Does anyone have a clue as to what's up with the lack of 10K Club interviews on the Ideas blog recently?

The next review results are being announced in "summer" of 2018, which encompasses a wide swath of dates from June to August, and there are only seven projects in that review, meaning that even if they space the interviews a week apart (something they don't always do), they need just seven weeks' worth of interviews before the announcement. If the announcement were coming as early as Friday, June 1st, and they wanted to space the interviews out a full week apart with the last one a week before the announcement, they'd still just need to put up the first interview... tomorrow.

And again, they don't always space them out that far apart, and they also could be planning to announce the results later - possibly months later - than June 1st. I therefore wouldn't expect the interviews to start showing up for at least a couple more weeks... though you never know; maybe we'll be surprised with Interview #1 tomorrow morning.

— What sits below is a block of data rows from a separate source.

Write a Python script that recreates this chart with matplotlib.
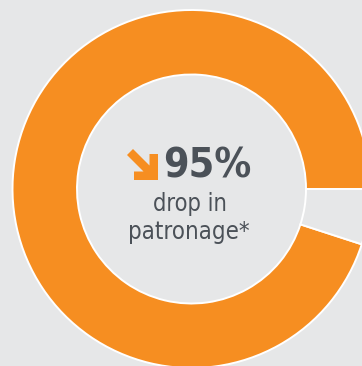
import matplotlib
matplotlib.use("Agg")
import matplotlib.pyplot as plt
from matplotlib.patches import Polygon

# Data
labels = ["Drop", "Remaining"]
values = [95, 5]
headline = "95%"
sub_lines = ["drop in", "patronage*"]

BG = "#e6e7e8"
ORANGE = "#f68e21"
TEXT = "#4b5158"

W, H = 362, 366
fig = plt.figure(figsize=(W / 100, H / 100), dpi=100, facecolor=BG)
ax = fig.add_axes([0, 0, 1, 1])
ax.set_facecolor(BG)

cx, cy = 191.5, H - 189
R_out, R_in = 179, 114.5
ax.pie(values, startangle=0, counterclock=True, center=(cx, cy), radius=R_out,
       colors=[ORANGE, BG],
       wedgeprops=dict(width=R_out - R_in, edgecolor="white", linewidth=1.4),
       frame=True)
ax.set_xlim(0, W)
ax.set_ylim(0, H)
ax.set_aspect("equal")
ax.axis("off")

# arrow icon (decoration)
icon = [(133, 149), (149.5, 165.5), (149.5, 154), (158, 154), (158, 180),
        (134, 180), (134, 171.5), (143.5, 171.5), (127, 155)]
ax.add_patch(Polygon([(x, H - y) for x, y in icon], closed=True,
                     facecolor=ORANGE, edgecolor="none"))

ax.text(207, H - 166.5, headline, ha="center", va="center", fontsize=29.5,
        fontweight="bold", color=TEXT, family="DejaVu Sans", fontstretch="condensed")
ax.text(190, H - 204, sub_lines[0], ha="center", va="center", fontsize=17,
        color=TEXT, family="DejaVu Sans", fontstretch="condensed")
ax.text(189, H - 232, sub_lines[1], ha="center", va="center", fontsize=17.2,
        color=TEXT, family="DejaVu Sans", fontstretch="condensed")

fig.savefig("out.png", dpi=100, facecolor=BG)
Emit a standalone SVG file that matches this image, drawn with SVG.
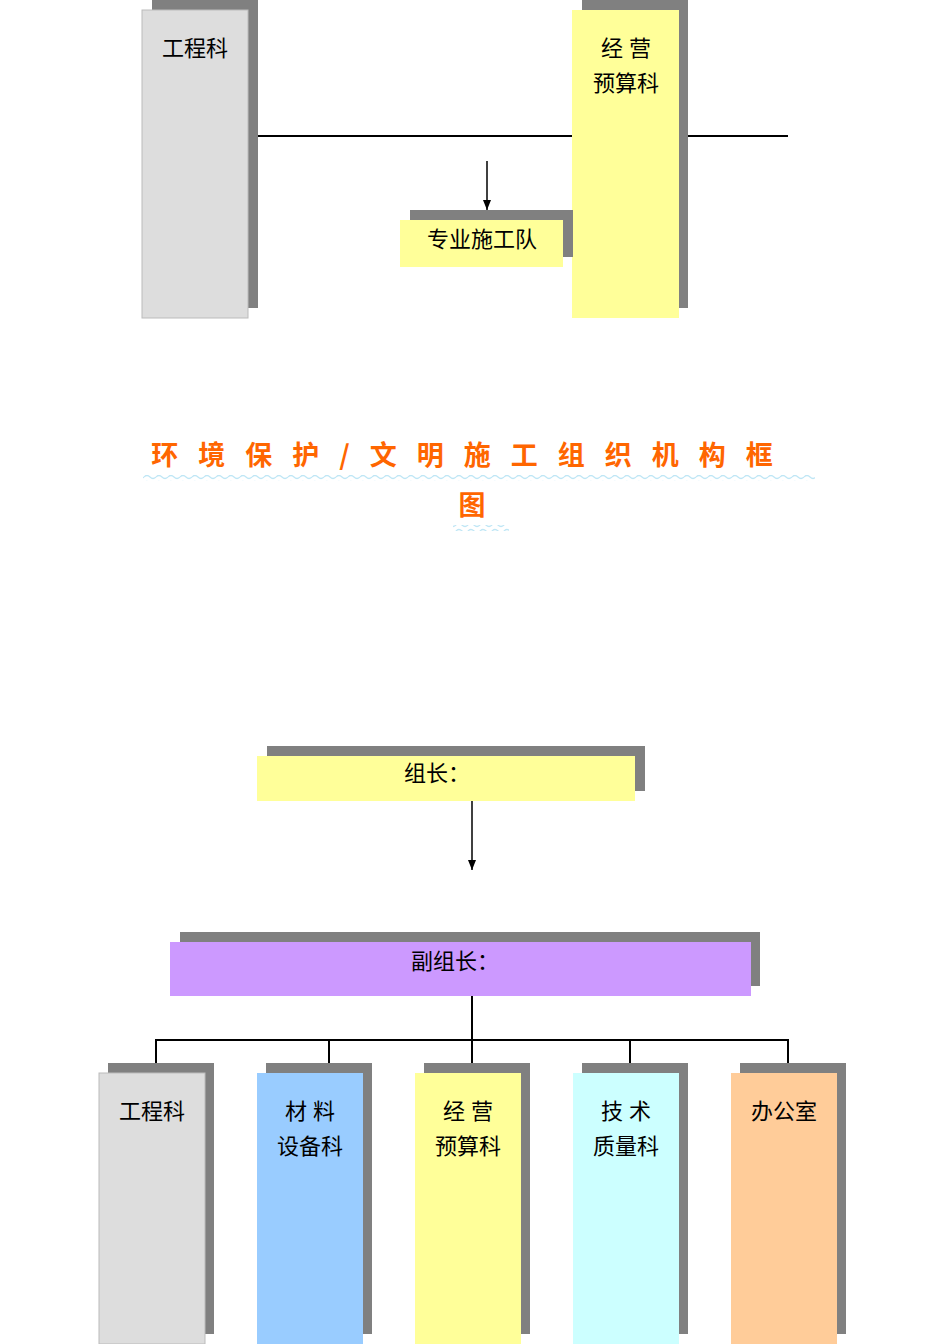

We do know from the last review (linked above) that they already approved one project from the batch months ago, and there might be more than one. Perhaps that additional decision is delaying the announcement.

24 minutes ago, Digger of Bricks said:

For that matter, when is the deadline for the First 2018 Review?

If you mean the cutoff date for the batch currently being filled, the deadline for the previous batch was January 8th, so I think it's somewhere around May 8th, give or take a few days.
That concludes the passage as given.